As head of two schools in Middlesbrough and Leeds, I found it interesting to see the development take place. When I see the posturing of certain hon. Members, I think of those young people who have been denied access to mainstream education simply because of the local authority area in which they lived: the post code lottery. That cannot be right and, hopefully, the Bill--and in particular the comments of the Secretary of State earlier--will have made that clear.

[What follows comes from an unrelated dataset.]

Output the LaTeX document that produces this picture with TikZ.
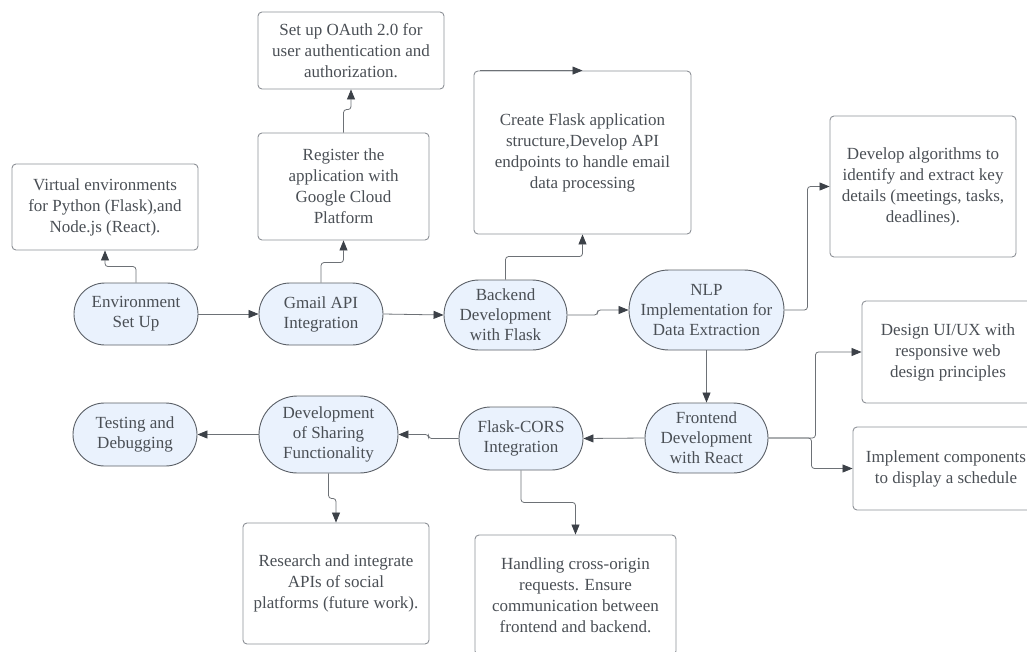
\documentclass[tikz,border=0pt]{standalone}
\usepackage{fontspec}
\setmainfont{Liberation Serif}
\usetikzlibrary{arrows.meta}
\definecolor{stfill}{HTML}{EAF2FD}
\definecolor{stline}{HTML}{5A5F66}
\definecolor{bxline}{HTML}{8C9096}
\definecolor{txt}{HTML}{4A4F55}
\definecolor{arrc}{HTML}{3C4148}
\tikzset{
  stadium/.style={draw=stline, fill=stfill, line width=0.9pt, inner sep=0pt, align=center, text=txt,
    font=\fontsize{17}{20}\selectfont},
  taskbox/.style={draw=bxline, line width=0.9pt, rounded corners=4pt, inner sep=0pt, align=center, text=txt,
    font=\fontsize{17}{21}\selectfont},
  arr/.style={draw=arrc!75, line width=0.8pt, rounded corners=3pt,
    -{Triangle[length=10pt,width=8pt,color=arrc,fill=arrc]}},
}
\begin{document}
\begin{tikzpicture}[x=1pt,y=-1pt]
\useasboundingbox (0,0) rectangle (1027,651);
\clip (0,0) rectangle (1027,651);
% stadium nodes
\node[stadium, minimum width=124pt, minimum height=62pt, rounded corners=31pt] (A) at (136,314) {Environment\\Set Up};
\node[stadium, minimum width=124pt, minimum height=62pt, rounded corners=31pt] (B) at (321,314) {Gmail API\\Integration};
\node[stadium, minimum width=123pt, minimum height=70pt, rounded corners=35pt] (C) at (505.5,315) {Backend\\Development\\with Flask};
\node[stadium, minimum width=155pt, minimum height=80pt, rounded corners=40pt] (D) at (706.5,310) {NLP\\Implementation for\\Data Extraction};
\node[stadium, minimum width=123pt, minimum height=70pt, rounded corners=35pt] (E) at (706.5,438) {Frontend\\Development\\with React};
\node[stadium, minimum width=124pt, minimum height=63pt, rounded corners=31.5pt] (F) at (521,438.5) {Flask-CORS\\Integration};
\node[stadium, minimum width=139pt, minimum height=77pt, rounded corners=38.5pt] (G) at (328.5,434.5) {Development\\of Sharing\\Functionality};
\node[stadium, minimum width=124pt, minimum height=63pt, rounded corners=31.5pt] (H) at (135,434.5) {Testing and\\Debugging};
% task boxes
\node[taskbox, minimum width=186pt, minimum height=86pt] (V) at (105,207) {Virtual environments\\for Python (Flask),and\\Node.js (React).};
\node[taskbox, minimum width=186pt, minimum height=77pt] (O) at (351,50.5) {Set up OAuth 2.0 for\\user authentication and\\authorization.};
\node[taskbox, minimum width=171pt, minimum height=107pt] (R) at (343.5,186.5) {Register the\\application with\\Google Cloud\\Platform};
\node[taskbox, minimum width=217pt, minimum height=163pt] (FB) at (582.5,152.5) {Create Flask application\\structure,Develop API\\endpoints to handle email\\data processing};
\node[taskbox, minimum width=186pt, minimum height=141pt] (N) at (923,186.5) {Develop algorithms to\\identify and extract key\\details (meetings, tasks,\\deadlines).};
\node[taskbox, minimum width=172pt, minimum height=102pt] (DU) at (948,352) {Design UI/UX with\\responsive web\\design principles};
\node[taskbox, minimum width=186pt, minimum height=83pt] (IC) at (946,468.5) {Implement components\\to display a schedule};
\node[taskbox, minimum width=186pt, minimum height=121pt] (RS) at (336,583.5) {Research and integrate\\APIs of social\\platforms (future work).};
\node[taskbox, minimum width=201pt, minimum height=120pt] (HB) at (575.5,595) {Handling cross-origin\\requests. Ensure\\communication between\\frontend and backend.};
% connectors
\draw[arr] (A.east) -- (B.west);
\draw[arr] (B.east) -- (C.west);
\draw[arr] (C.east) -- ++(30,0) |- (D.west);
\draw[arr] (D.south) -- (E.north);
\draw[arr] (E.west) -- (F.east);
\draw[arr] (F.west) -- ++(-30,0) |- (G.east);
\draw[arr] (G.west) -- (H.east);
\draw[arr] (A.north) -- ++(0,-16) -| (V.south);
\draw[arr] (B.north) -- ++(0,-20) -| (R.south);
\draw[arr] (R.north) -- ++(0,-23) -| (O.south);
\draw[arr] (C.north) -- ++(0,-23) -| (FB.south);
\draw[arr] ([xshift=6pt]FB.north west) -- (FB.north);
\draw[arr] (D.east) -- ++(23,0) |- (N.west);
\draw[arr] (E.east) -- ++(47,0) |- (DU.west);
\draw[arr] (E.east) -- ++(43,0) |- (IC.west);
\draw[arr] (G.south) -- ++(0,25) -| (RS.north);
\draw[arr] (F.south) -- ++(0,32) -| (HB.north);
\end{tikzpicture}
\end{document}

Current legislation may have been well intended, but the caveats in section 2 of the 1981 Act--repeated by section 316 of the 1996 Act--allowed LEAs and schools to refuse entry to children on the grounds of the efficient use of resources. That was not right. Ricky Corner, a youngster severely disabled by thalidomide, was in my school in Middlesbrough 20 years ago. He would not have been allowed to sit on the science bench, using his mouth and toes to do his science experiments, in a great number of schools; but thanks to an enlightened local authority--Cleveland--and the dedicated staff whom I worked with, he could at ours. That was 20 years ago.

Carrie, a girl with Down's syndrome--she caused a lot of work for me--and severe behavioural difficulties would not have been allowed to enter most schools in Leeds when I was there in the 1980s, but thanks to the support of the local authority and dedicated staff, she could enter ours.

Mark was totally blind and came from one of the most deprived estates in Leeds. With his inspirational teacher at the school for the blind, he fought to be allowed to enter mainstream education. He would not now be a lawyer in one of London's main firms had it not been for inclusive education and the results that it achieved. I rejected that young man because my school had four blocks, each of which had stairs. I did not think that Mark would be able to cope, but other people persuaded us that he would cope, and that he should be allowed to cope. That made a huge difference.